L’invitation à déjeuner est tombée sans prévenir. Et les dirigeants des 4 fédérations professionnelles du TRM ne se sont pas fait prier, le 23 mai, pour se joindre à la table de la nouvelle ministre chargée des Transports, Élisabeth Borne. De mémoire de dirigeants syndicaux, rarement, sans doute, un secrétaire d’État ou un ministre fraîchement nommé à l’hôtel de Roquelaure (siège des Transports, à Paris) n’avait adressé un carton d’invitation aussi rapidement aux organisations patronales du secteur. À la sortie du déjeuner, les dirigeants patronaux se sont montrés unanimes sur la qualité des échanges avec la nouvelle ministre. « On sent qu’on a à faire, avec elle et son directeur de cabinet (Marc Papinutti, Ndlr), à des « pros » qui connaissent notre métier ainsi que les enjeux du transport, tant en France qu’au niveau européen. Ils possèdent des qualités d’écoute remarquables. La ministre a pris des notes et nous l’avons sentie très concentrée sur nos propos », déclare Yves Fargues pour l’Union TLF. « Une ministre qui s’est positionnée à l’écoute de ce que nous avions à dire. Le dialogue s’est révélé intéressant. Par son invitation, elle crée les conditions du dialogue entre les organisations patronales », souligne Aline Mesples (OTRE). « Nous avons eu l’impression d’une ministre et d’un directeur de cabinet très à l’écoute. Élisabeth Borne donne l’impression d’être une ministre très pragmatique. On sent qu’elle est hyperprofessionnelle », glisse Florence Berthelot (FNTR).

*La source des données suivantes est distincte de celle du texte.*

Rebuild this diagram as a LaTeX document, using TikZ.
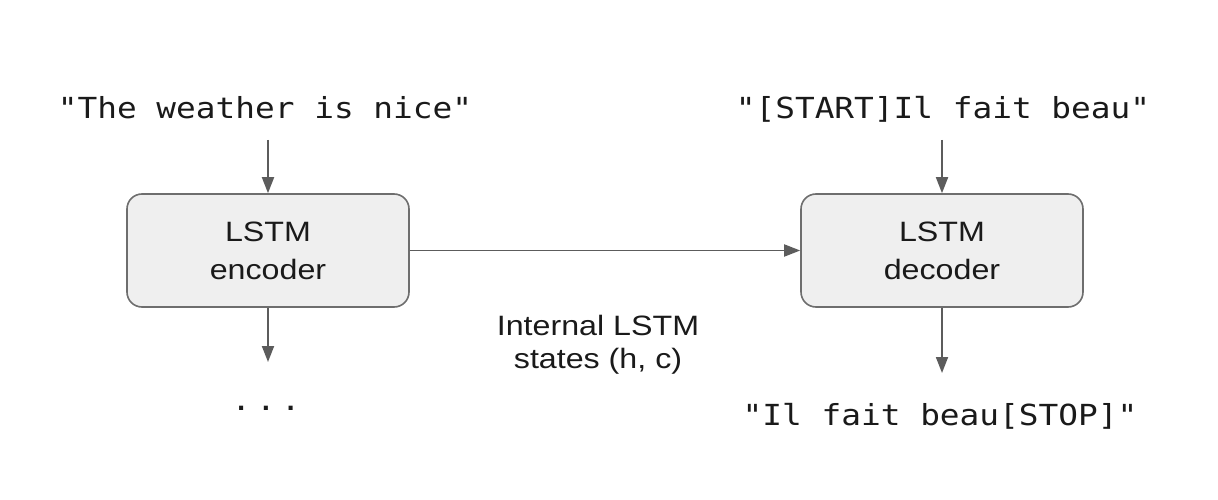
\documentclass[tikz,border=0pt]{standalone}
\usepackage{fontspec}
\usetikzlibrary{arrows.meta}
\newfontfamily\codefont[FakeStretch=1.13]{DejaVu Sans Mono}
\newfontfamily\labelfont[FakeStretch=1.15]{Liberation Sans}
\definecolor{boxfill}{HTML}{EFEFEF}
\definecolor{boxline}{HTML}{6E6E6E}
\definecolor{arrowgray}{HTML}{5C5C5C}
\definecolor{ink}{HTML}{1A1A1A}
\tikzset{
  lstmbox/.style={draw=boxline, line width=1.6pt, fill=boxfill, rounded corners=15pt,
    minimum width=282pt, minimum height=113pt, inner sep=0pt, align=center,
    text=ink, font=\labelfont\fontsize{28}{38}\selectfont},
  seqtext/.style={anchor=base, inner sep=0pt, text=ink, font=\codefont\fontsize{29}{34}\selectfont},
  notetext/.style={align=center, inner sep=0pt, text=ink, font=\labelfont\fontsize{28}{33}\selectfont},
  flow/.style={draw=arrowgray, line width=1.8pt, -{Triangle[length=16pt,width=12pt]}}
}
\begin{document}
\begin{tikzpicture}[x=1pt,y=-1pt]
  \useasboundingbox[fill=white] (0,0) rectangle (1218,500);

  % encoder and decoder blocks
  \node[lstmbox] (enc) at (268,250.5) {LSTM\\encoder};
  \node[lstmbox] (dec) at (942,250.5) {LSTM\\decoder};

  % input / output sequences
  \node[seqtext] (inL) at (265,119) {"The weather is nice"};
  \node[seqtext] (inR) at (943,119) {"[START]Il fait beau"};
  \node[seqtext] (outR) at (940,425) {"Il fait beau[STOP]"};
  \node[seqtext] (outL) at (266,410) {.\hspace{5pt}.\hspace{5pt}.};

  % state label
  \node[notetext, anchor=base] (st1) at (598,335) {Internal LSTM};
  \node[notetext, anchor=base] (st2) at (598,368) {states (h, c)};

  % arrow end points below the blocks
  \coordinate (encdown) at (268,362);
  \coordinate (decdown) at (942,373);

  % connectors
  \draw[flow] ([yshift=-21pt]inL.base -| enc.north) -- (enc.north);
  \draw[flow] ([yshift=-21pt]inR.base -| dec.north) -- (dec.north);
  \draw[flow] (enc.east) -- (dec.west);
  \draw[flow] (enc.south) -- (encdown);
  \draw[flow] (dec.south) -- (decdown);
\end{tikzpicture}
\end{document}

Au total, deux heures d’entretien. Les convives ont pu passer en revue les sujets chauds du moment. Très chauds si l’on se projette sur la date du 31 mai qui doit donner lieu à la publication, par la Commission de Bruxelles, des Initiatives routières. Où il est notamment question de l’avenir du TRM européen au sein de la directive travailleur détaché. « Nous avons exposé à la ministre les lignes de fracture au sein de l’Europe » (Florence Berthelot). Aline Mesples le souligne : les échanges ont beaucoup tourné autour des problématiques de dumping social. « La profession pourra-t-elle parler d’une seule voix ? On peut, en tout cas, observer qu’il existe un point de convergence sur le cabotage. Tout le monde est d’accord pour dire que les règles ne doivent pas évoluer », commente la présidente de l’OTRE. « Nous avons beaucoup insisté, en tant que TLF, pour dire que toute libéralisation plus grande du cabotage serait catastrophique pour le TRM », précise Yves Fargues.
Si les organisations patronales s’entendent sur le dossier du cabotage, il existe en revanche des points de divergence sur le détachement de personnel. « J’ai indiqué que mon organisation n’était pas d’accord pour que le TRM sorte de la directive détachement, que le chauffeur devienne un salarié du transport international », ajoute Aline Mesples. TLF et FNTR-Unostra se déclarent, pour leur part, « en phase sur le statut du travailleur mobile ». « Il faut des dispositions spécifiques au TRM dans le cadre du détachement car il convient de prendre en considération le caractère mobile du TRM », résume Florence Berthelot. Les divergences demeurent, donc, sur la question du travailleur détaché. « J’ai proposé aux autres organisations patronales que l’on puisse discuter sur le sujet », affirme Aline Mesples.
De son côté, Yves Fargues estime qu’il est nécessaire de mettre en avant une logique de filière, de ne pas isoler la route. « Il faut accorder du crédit à la proposition des ministères de l’Économie et des Transports de mettre sur pied un contrat de filière logistique dans lequel chaque partie s’engage à redonner une dynamique à la filière. C’est vital. Il nous faut avoir un débat sur la logistique française dans sa globalité, redonner à la France une attractivité logistique qu’elle a perdue, notamment avec ses ports », déclare le président de l’Union TLF, qui annonce avoir proposé à la ministre que le Comité national routier « puisse être l’outil de sécurisation des données du TRM ». Car les dirigeants patronaux n’ont pas caché leurs inquiétudes devant la digitalisation du secteur et la montée en puissance des plateformes d’intermédiation, dans un cadre réglementaire plus que chahuté. « Même si la ministre n’a rien formulé verbalement, on a senti quelqu’un d’accessible et à l’écoute », résume Florence Berthelot.